[Aim]
All of the material should be reproduced exactly, with pictures left out.

[Data segment]
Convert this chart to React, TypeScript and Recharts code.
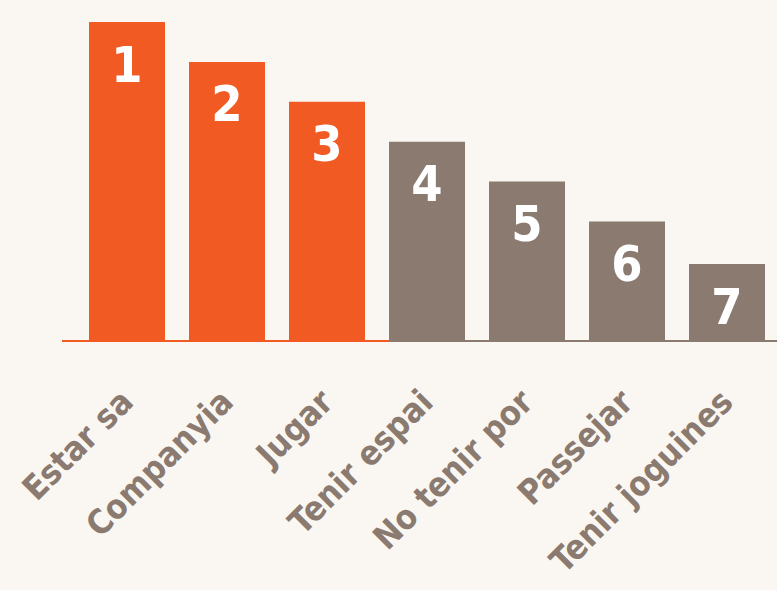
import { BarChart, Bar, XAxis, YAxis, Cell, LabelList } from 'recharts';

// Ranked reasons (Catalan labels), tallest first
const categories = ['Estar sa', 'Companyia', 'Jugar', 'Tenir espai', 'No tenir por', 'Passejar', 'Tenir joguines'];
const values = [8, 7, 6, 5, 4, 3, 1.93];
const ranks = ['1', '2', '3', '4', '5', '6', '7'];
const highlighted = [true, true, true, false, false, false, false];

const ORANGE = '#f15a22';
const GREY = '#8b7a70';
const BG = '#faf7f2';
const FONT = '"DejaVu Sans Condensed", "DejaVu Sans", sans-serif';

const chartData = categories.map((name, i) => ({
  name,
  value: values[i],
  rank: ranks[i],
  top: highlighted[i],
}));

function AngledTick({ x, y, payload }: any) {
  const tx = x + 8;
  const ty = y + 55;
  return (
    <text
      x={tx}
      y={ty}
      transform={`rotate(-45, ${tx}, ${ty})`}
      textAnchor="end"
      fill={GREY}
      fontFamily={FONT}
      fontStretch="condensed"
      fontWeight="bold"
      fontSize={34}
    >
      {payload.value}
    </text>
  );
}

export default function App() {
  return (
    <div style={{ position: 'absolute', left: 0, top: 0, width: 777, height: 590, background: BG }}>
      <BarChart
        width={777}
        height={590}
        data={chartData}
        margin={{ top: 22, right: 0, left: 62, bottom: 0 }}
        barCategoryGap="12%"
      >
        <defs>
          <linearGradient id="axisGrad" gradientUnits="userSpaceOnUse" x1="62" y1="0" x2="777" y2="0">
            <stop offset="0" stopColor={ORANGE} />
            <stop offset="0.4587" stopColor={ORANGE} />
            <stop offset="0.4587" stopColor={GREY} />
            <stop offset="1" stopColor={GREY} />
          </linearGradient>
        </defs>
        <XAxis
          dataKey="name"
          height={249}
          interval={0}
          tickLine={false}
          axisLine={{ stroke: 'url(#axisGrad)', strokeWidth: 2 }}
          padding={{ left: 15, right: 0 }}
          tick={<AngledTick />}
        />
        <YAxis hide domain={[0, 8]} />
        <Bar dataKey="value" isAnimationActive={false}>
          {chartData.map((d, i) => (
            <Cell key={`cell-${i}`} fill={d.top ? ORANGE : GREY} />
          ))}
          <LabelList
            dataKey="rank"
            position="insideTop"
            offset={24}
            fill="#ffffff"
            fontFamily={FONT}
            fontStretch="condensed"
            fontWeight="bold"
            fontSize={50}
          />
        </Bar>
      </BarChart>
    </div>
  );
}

[Response]
Convert this chart to React, TypeScript and Recharts code.
import { BarChart, Bar, XAxis, YAxis, Cell, LabelList } from 'recharts';

// Ranked reasons (Catalan labels), tallest first
const categories = ['Estar sa', 'Companyia', 'Jugar', 'Tenir espai', 'No tenir por', 'Passejar', 'Tenir joguines'];
const values = [8, 7, 6, 5, 4, 3, 1.93];
const ranks = ['1', '2', '3', '4', '5', '6', '7'];
const highlighted = [true, true, true, false, false, false, false];

const ORANGE = '#f15a22';
const GREY = '#8b7a70';
const BG = '#faf7f2';
const FONT = '"DejaVu Sans Condensed", "DejaVu Sans", sans-serif';

const chartData = categories.map((name, i) => ({
  name,
  value: values[i],
  rank: ranks[i],
  top: highlighted[i],
}));

function AngledTick({ x, y, payload }: any) {
  const tx = x + 8;
  const ty = y + 55;
  return (
    <text
      x={tx}
      y={ty}
      transform={`rotate(-45, ${tx}, ${ty})`}
      textAnchor="end"
      fill={GREY}
      fontFamily={FONT}
      fontStretch="condensed"
      fontWeight="bold"
      fontSize={34}
    >
      {payload.value}
    </text>
  );
}

export default function App() {
  return (
    <div style={{ position: 'absolute', left: 0, top: 0, width: 777, height: 590, background: BG }}>
      <BarChart
        width={777}
        height={590}
        data={chartData}
        margin={{ top: 22, right: 0, left: 62, bottom: 0 }}
        barCategoryGap="12%"
      >
        <defs>
          <linearGradient id="axisGrad" gradientUnits="userSpaceOnUse" x1="62" y1="0" x2="777" y2="0">
            <stop offset="0" stopColor={ORANGE} />
            <stop offset="0.4587" stopColor={ORANGE} />
            <stop offset="0.4587" stopColor={GREY} />
            <stop offset="1" stopColor={GREY} />
          </linearGradient>
        </defs>
        <XAxis
          dataKey="name"
          height={249}
          interval={0}
          tickLine={false}
          axisLine={{ stroke: 'url(#axisGrad)', strokeWidth: 2 }}
          padding={{ left: 15, right: 0 }}
          tick={<AngledTick />}
        />
        <YAxis hide domain={[0, 8]} />
        <Bar dataKey="value" isAnimationActive={false}>
          {chartData.map((d, i) => (
            <Cell key={`cell-${i}`} fill={d.top ? ORANGE : GREY} />
          ))}
          <LabelList
            dataKey="rank"
            position="insideTop"
            offset={24}
            fill="#ffffff"
            fontFamily={FONT}
            fontStretch="condensed"
            fontWeight="bold"
            fontSize={50}
          />
        </Bar>
      </BarChart>
    </div>
  );
}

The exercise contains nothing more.